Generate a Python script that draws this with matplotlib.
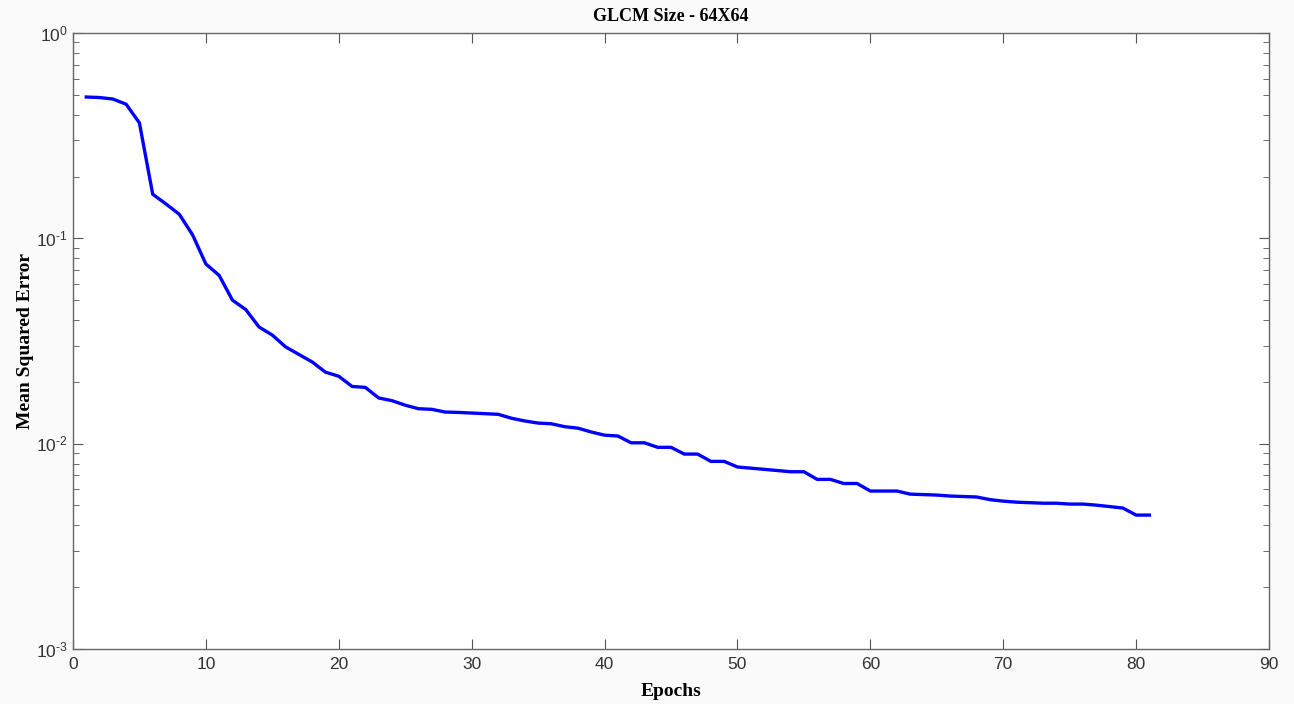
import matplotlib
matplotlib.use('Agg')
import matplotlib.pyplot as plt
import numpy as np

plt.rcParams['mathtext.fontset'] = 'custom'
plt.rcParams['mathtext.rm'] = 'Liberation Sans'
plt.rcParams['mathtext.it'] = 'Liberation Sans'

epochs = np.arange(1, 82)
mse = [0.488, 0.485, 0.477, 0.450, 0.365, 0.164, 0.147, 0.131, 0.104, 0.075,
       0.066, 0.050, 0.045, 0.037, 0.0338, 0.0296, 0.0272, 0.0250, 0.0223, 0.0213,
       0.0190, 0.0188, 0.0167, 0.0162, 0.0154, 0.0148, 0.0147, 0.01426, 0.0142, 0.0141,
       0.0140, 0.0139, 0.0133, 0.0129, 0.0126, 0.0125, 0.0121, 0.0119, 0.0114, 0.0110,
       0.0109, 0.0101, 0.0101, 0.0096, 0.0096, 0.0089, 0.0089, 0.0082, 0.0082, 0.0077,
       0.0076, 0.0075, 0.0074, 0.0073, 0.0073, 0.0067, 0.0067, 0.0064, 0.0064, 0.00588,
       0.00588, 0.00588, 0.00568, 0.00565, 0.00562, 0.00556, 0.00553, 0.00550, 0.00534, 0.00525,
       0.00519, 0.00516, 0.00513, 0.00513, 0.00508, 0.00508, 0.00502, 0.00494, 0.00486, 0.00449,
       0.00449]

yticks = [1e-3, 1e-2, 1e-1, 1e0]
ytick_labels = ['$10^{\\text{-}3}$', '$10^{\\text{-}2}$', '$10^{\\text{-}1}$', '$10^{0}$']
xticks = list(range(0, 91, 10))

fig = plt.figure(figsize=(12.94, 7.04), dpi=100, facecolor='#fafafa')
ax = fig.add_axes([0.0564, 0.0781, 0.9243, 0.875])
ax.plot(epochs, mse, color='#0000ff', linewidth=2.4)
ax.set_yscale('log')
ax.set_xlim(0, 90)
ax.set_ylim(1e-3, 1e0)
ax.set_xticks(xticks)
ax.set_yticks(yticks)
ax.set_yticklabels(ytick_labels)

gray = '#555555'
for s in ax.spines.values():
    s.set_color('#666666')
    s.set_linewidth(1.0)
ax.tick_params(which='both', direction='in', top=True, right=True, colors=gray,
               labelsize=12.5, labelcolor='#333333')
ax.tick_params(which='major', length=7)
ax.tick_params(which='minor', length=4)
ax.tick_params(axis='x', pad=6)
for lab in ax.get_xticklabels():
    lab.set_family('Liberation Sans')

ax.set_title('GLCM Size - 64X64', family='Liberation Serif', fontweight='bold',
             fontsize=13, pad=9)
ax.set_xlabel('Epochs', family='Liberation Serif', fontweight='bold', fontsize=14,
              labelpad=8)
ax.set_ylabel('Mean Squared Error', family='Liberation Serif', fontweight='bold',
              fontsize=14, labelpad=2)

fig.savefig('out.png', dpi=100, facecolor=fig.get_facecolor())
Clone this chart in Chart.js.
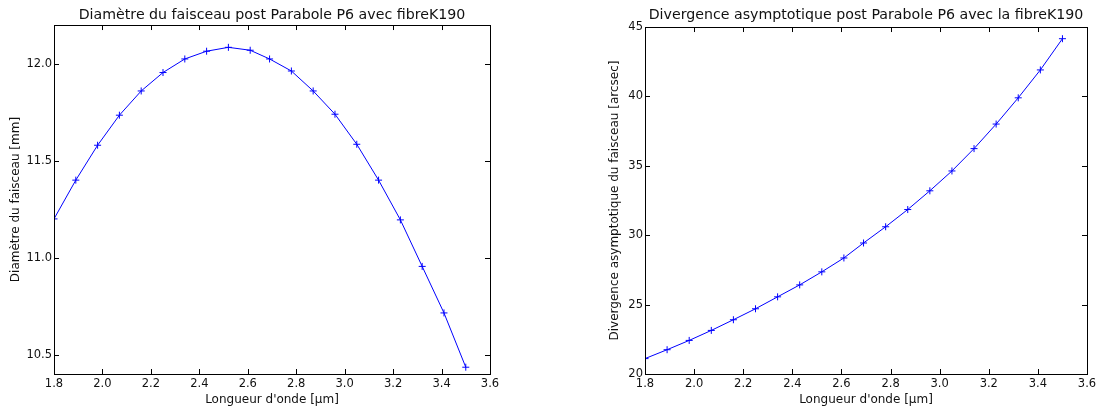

--------------------

=== THE EXERCISE ===
Lines containing the string "this" should be counted; reply with their number and nothing more.

=== COMPLETE ANSWER ===
2